TLA President, Adunni Johnson - was not pleased with the GBN report

President of the T.A. Marryshow Community College (TAMCC) Lecturers Association (TLA), Adunni Johnson has described as “totally inaccurate” a news item broadcasted on the Grenada Broadcasting Network (GBN) that students at the college engaged themselves in strike action in an attempt to strike a deal with the teachers that would see them returning to the classroom amid the ongoing industrial impasse between the lecturers and the College Council.

The students were seen with placards on November 28 calling for the operations at the College to return to normalcy as the ongoing impasse was affecting their tertiary education.

According to the GBN news item, the students took strike action in an attempt to reach an “agreement with the teachers themselves… so that they could go back to the classroom” and were not directly siding with the teachers in support of the industrial action taken.

Johnson said that the GBN reporter clearly misunderstood the issue as “the students strike action had nothing to do with the teachers but with the fact that they wanted to return to the classroom”.

“It wasn’t really an attempt to have an arrangement or any discussions with us as lecturers, to plead to the lecturers unilaterally without a solution to come back to the classroom because I think that they understood the position that we were in. So, I think (that) they were just trying to highlight the situation that they are in at the college”, he told THE NEW TODAY.

“So, I think that it, the GBN report was totally inaccurate and misleading.
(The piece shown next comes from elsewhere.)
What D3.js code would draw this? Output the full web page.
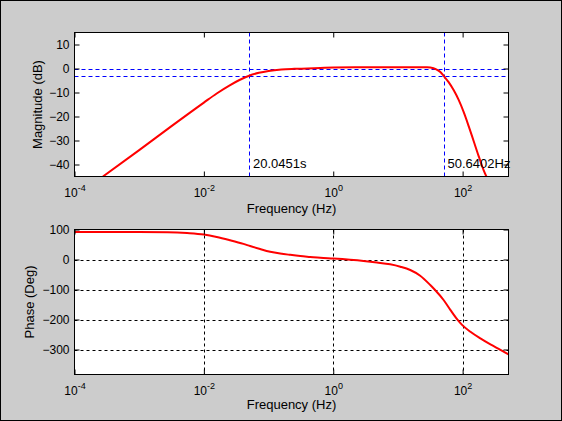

The students’ actions is warranted to highlight the situation that exist at the college and was not a situation where the students tried to highlight that they need us or try to have any coordination with us or discussion with us to try to satisfy the needs that they have – that is credible and I think it was just a means to highlight what is actually happening and for the stakeholders to really take hold of what is happening.

The students have not had full classes since the lecturer’s commenced industrial action for outstanding increments owed to them for over 6 years, approximately four weeks ago.